[Records with drawing code]
******

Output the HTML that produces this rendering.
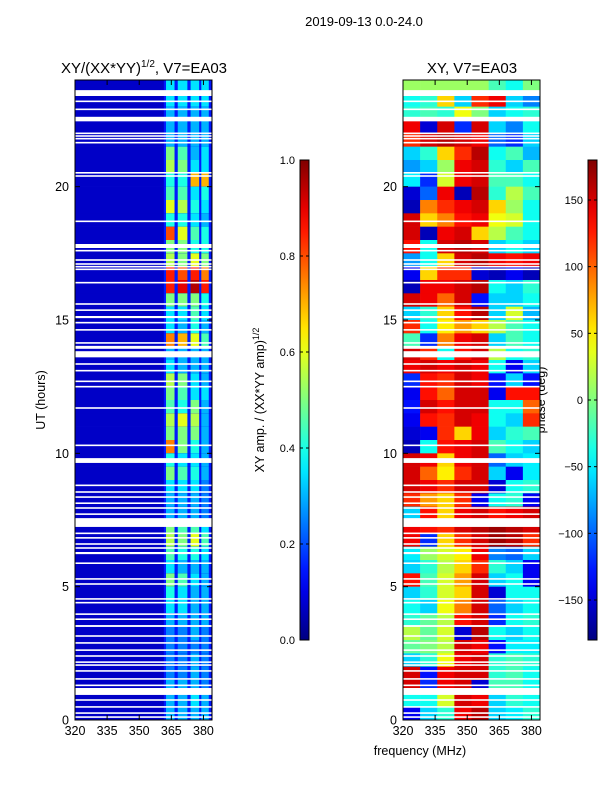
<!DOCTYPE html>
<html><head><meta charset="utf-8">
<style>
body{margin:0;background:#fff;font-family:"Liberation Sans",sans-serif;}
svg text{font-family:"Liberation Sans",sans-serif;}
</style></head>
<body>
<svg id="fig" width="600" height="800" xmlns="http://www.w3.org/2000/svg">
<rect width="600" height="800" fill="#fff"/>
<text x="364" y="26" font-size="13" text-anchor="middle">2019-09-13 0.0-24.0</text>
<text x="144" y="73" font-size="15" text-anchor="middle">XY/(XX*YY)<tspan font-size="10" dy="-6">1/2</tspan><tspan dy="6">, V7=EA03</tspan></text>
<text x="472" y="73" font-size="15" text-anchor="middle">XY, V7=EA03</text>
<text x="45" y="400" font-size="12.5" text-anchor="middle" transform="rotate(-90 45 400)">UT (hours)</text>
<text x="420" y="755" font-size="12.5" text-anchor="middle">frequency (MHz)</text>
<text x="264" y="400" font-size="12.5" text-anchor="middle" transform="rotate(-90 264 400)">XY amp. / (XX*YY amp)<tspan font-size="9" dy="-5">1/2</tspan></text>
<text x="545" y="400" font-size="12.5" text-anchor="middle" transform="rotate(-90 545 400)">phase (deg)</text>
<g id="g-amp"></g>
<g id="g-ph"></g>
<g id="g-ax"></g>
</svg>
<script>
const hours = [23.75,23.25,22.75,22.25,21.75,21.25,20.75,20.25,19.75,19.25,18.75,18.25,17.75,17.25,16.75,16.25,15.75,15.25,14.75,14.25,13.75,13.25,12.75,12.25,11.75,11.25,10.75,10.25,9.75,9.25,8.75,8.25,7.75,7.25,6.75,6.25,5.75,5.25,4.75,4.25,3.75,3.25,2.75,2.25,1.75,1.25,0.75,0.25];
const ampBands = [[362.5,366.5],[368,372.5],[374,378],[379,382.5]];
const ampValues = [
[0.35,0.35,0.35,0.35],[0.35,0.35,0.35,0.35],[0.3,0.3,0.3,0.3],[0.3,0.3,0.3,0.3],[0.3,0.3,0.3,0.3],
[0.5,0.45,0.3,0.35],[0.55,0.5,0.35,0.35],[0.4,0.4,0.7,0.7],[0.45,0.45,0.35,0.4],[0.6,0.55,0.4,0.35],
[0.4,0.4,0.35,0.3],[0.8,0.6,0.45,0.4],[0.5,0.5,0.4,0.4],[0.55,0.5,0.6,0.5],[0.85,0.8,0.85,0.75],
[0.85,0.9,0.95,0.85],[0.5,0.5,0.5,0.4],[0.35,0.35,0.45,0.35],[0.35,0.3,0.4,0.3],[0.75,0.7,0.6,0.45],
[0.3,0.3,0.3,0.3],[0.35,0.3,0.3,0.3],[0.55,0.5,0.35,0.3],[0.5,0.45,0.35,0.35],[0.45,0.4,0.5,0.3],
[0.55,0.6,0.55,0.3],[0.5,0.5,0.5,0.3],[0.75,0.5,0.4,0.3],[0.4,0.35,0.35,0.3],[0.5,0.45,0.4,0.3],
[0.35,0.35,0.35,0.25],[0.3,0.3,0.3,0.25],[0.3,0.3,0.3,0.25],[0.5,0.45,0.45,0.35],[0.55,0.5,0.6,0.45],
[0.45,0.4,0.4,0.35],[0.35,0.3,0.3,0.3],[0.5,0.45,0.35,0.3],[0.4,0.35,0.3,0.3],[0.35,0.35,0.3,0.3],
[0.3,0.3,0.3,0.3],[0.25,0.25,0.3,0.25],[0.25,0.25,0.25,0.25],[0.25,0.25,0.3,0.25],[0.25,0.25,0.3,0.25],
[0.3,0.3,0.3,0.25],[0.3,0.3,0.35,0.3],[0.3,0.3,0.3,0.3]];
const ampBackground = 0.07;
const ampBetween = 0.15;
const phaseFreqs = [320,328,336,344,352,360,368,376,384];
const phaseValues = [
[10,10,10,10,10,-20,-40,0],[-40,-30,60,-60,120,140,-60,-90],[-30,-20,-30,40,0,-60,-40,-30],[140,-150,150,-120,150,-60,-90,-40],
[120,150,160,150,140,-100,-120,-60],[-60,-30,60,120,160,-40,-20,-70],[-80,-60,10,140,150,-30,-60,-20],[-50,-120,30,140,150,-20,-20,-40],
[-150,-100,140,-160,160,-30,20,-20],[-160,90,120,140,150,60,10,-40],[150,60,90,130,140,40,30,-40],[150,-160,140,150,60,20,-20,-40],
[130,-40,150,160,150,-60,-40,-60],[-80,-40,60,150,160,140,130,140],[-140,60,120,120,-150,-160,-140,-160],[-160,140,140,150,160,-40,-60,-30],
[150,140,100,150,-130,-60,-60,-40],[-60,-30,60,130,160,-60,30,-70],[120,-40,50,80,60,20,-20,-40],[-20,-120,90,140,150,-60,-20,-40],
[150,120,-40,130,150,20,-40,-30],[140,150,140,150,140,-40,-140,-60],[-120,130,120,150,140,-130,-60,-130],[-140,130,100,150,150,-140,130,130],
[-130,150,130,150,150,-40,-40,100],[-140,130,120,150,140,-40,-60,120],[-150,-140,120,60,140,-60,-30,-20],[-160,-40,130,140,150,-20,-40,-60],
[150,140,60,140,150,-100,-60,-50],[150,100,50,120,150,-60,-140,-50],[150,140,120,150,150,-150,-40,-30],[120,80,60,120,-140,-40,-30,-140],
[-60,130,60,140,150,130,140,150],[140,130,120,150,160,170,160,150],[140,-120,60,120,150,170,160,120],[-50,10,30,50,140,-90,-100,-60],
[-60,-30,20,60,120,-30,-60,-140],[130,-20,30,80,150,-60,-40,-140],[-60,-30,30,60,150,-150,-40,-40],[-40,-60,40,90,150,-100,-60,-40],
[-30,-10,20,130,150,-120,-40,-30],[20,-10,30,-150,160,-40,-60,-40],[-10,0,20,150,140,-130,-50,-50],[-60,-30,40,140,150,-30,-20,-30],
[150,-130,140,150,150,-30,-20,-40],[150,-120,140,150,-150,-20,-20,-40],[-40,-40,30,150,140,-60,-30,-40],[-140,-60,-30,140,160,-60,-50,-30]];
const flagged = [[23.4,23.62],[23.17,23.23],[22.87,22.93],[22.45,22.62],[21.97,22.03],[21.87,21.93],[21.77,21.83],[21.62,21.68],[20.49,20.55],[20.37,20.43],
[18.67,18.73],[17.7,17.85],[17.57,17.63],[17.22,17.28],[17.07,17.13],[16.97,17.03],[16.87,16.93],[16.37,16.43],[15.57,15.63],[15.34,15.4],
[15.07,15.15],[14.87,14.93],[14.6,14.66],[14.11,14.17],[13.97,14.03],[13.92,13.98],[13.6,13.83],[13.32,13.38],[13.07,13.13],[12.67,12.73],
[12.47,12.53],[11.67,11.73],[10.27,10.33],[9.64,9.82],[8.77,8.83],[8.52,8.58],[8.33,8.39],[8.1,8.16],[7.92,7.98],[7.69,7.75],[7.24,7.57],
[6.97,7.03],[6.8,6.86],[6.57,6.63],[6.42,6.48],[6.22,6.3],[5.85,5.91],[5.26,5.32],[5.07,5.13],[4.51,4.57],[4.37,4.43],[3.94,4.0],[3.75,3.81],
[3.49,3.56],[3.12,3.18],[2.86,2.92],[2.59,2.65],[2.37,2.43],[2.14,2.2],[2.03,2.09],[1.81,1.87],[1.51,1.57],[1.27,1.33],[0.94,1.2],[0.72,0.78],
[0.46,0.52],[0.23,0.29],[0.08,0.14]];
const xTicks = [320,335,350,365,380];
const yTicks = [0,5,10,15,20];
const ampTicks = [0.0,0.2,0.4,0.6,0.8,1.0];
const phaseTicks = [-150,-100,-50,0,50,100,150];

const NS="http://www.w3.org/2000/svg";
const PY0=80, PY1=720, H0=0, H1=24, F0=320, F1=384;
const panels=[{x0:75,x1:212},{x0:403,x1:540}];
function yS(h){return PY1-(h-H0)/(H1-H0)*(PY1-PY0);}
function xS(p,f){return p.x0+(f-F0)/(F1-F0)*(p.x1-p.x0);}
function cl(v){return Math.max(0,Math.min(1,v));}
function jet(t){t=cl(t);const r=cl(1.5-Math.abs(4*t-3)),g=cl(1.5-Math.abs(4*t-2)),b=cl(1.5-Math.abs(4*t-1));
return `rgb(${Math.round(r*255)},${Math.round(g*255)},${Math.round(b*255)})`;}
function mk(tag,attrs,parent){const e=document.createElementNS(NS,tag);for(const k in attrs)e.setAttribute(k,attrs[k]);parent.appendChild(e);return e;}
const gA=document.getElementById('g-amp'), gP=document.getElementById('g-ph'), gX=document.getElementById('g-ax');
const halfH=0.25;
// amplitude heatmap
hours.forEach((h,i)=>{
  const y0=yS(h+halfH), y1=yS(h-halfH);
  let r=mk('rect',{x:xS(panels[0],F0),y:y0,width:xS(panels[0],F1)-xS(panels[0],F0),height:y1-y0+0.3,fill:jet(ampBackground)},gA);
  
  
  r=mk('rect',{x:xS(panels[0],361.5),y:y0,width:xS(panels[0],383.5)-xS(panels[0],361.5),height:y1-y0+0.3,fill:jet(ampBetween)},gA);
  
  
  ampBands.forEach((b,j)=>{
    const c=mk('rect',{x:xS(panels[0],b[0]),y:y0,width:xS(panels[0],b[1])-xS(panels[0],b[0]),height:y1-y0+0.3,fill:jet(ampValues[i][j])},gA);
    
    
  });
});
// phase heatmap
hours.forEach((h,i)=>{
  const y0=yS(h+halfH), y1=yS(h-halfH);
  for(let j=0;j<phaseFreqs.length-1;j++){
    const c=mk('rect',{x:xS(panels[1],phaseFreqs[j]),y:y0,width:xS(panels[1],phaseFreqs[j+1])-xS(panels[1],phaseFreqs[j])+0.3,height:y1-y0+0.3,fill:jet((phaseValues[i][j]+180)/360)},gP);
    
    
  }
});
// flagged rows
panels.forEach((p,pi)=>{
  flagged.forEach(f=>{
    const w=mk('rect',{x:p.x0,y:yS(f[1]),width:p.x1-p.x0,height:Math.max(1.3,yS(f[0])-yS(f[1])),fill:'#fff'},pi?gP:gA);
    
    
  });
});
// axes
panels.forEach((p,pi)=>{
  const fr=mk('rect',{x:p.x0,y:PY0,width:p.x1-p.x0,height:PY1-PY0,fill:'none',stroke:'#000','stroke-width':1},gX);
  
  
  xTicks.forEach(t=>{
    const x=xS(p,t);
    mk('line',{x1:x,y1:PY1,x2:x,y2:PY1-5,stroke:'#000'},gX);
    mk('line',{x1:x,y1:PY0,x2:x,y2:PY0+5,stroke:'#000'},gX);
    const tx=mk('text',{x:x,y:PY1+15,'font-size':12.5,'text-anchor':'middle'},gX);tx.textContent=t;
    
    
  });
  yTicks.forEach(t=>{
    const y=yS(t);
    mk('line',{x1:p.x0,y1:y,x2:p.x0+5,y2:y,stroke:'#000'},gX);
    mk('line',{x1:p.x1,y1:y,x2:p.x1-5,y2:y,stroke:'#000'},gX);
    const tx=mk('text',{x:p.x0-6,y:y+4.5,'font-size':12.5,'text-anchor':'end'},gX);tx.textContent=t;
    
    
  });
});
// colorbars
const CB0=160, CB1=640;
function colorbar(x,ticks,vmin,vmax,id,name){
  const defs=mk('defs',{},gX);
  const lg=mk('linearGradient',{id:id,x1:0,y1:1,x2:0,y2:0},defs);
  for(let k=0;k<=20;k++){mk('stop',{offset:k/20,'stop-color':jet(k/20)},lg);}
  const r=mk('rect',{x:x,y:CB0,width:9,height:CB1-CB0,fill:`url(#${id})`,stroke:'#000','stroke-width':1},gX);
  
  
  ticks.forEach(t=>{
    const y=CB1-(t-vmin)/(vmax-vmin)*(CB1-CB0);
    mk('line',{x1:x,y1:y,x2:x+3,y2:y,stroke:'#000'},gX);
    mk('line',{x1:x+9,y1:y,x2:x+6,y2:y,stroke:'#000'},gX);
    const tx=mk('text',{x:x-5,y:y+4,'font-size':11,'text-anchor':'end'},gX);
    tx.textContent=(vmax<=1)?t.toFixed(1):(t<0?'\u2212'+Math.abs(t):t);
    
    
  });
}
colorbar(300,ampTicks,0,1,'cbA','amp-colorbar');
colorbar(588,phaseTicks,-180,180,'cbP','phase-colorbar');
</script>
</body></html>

******

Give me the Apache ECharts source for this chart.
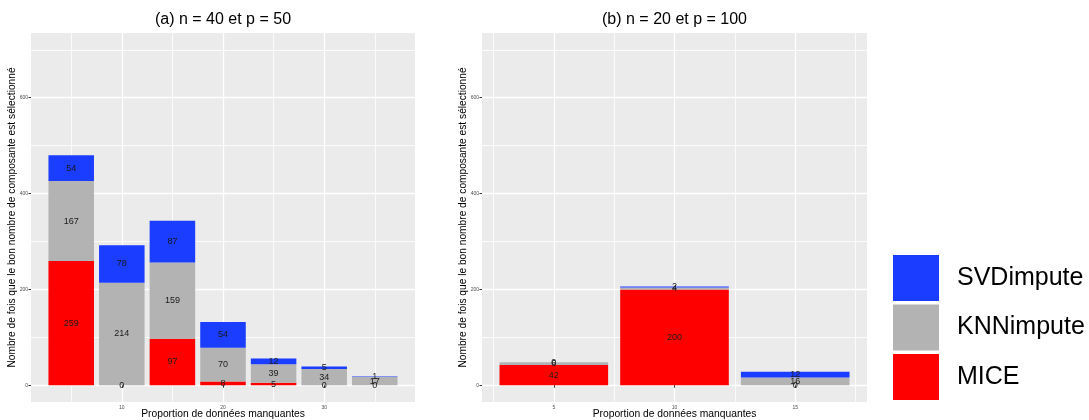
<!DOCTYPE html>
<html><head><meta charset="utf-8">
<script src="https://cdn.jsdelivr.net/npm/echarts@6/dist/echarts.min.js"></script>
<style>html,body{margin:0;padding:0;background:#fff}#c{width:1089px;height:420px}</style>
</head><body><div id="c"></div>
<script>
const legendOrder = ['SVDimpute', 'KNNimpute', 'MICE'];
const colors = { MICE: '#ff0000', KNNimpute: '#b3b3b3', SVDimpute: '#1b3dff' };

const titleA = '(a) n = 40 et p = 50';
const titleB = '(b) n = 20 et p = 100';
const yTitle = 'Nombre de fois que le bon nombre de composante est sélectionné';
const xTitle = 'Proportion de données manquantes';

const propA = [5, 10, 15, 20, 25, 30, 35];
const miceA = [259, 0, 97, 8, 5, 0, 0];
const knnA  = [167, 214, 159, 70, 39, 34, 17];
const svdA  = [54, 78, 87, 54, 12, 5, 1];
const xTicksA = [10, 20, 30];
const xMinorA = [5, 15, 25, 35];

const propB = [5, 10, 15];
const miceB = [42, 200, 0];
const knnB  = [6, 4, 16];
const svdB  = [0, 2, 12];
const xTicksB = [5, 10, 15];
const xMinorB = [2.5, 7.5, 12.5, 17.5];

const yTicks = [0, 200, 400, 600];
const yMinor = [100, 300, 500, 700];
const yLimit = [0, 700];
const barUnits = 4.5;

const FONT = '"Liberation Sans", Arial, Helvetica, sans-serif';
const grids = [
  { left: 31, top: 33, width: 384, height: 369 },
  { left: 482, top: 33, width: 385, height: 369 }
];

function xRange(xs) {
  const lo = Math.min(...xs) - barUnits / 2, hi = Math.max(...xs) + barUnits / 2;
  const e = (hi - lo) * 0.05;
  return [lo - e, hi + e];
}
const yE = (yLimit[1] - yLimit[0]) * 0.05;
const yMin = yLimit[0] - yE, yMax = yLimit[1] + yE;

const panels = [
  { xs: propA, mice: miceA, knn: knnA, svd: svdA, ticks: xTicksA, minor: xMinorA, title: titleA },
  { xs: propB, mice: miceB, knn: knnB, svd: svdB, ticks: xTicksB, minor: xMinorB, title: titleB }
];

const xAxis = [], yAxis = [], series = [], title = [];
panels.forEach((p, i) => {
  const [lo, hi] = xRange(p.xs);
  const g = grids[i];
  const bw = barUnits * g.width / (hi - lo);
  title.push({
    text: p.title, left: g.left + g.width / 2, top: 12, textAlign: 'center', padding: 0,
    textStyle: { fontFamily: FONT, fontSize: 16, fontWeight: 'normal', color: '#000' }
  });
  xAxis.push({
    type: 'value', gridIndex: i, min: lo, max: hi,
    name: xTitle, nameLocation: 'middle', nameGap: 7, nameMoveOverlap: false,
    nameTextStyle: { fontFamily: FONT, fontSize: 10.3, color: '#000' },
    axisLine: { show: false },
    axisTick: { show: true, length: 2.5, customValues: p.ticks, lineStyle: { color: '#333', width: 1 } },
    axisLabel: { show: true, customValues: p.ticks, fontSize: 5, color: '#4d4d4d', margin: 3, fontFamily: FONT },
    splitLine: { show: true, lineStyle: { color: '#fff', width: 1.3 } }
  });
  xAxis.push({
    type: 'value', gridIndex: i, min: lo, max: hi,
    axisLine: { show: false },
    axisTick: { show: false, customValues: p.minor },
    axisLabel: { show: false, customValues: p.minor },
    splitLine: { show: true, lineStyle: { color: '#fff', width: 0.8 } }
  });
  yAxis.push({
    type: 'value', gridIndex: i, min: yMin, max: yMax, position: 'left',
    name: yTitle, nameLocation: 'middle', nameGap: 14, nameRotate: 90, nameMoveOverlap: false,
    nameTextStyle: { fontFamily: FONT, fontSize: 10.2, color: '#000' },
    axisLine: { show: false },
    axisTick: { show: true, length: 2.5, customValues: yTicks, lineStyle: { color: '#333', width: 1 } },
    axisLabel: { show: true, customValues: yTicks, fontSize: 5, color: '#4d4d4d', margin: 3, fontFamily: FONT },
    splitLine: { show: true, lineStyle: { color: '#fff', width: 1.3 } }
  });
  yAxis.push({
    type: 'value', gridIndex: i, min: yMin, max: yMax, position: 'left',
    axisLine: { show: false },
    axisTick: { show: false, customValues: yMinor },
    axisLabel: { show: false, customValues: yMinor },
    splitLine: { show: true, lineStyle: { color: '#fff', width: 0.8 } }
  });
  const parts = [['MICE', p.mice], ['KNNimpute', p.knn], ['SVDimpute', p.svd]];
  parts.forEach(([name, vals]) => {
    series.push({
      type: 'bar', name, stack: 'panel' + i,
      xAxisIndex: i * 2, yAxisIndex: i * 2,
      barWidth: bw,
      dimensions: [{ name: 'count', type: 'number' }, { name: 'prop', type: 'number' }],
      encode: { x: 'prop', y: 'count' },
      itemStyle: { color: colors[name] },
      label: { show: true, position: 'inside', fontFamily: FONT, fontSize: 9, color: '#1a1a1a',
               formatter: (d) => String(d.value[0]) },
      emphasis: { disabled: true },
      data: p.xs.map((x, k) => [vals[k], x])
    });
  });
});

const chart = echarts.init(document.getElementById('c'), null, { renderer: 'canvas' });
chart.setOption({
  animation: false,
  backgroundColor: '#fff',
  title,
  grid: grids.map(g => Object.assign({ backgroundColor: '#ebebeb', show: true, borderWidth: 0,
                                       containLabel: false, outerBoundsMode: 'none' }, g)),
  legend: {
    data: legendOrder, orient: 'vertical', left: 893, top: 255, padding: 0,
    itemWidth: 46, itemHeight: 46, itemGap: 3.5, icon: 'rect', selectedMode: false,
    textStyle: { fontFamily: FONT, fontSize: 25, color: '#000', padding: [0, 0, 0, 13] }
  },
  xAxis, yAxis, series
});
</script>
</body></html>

******

Aim of the task: List all lines above in which the string "this" appears.

Expected output:
Output the HTML that produces this rendering.
Give me the Apache ECharts source for this chart.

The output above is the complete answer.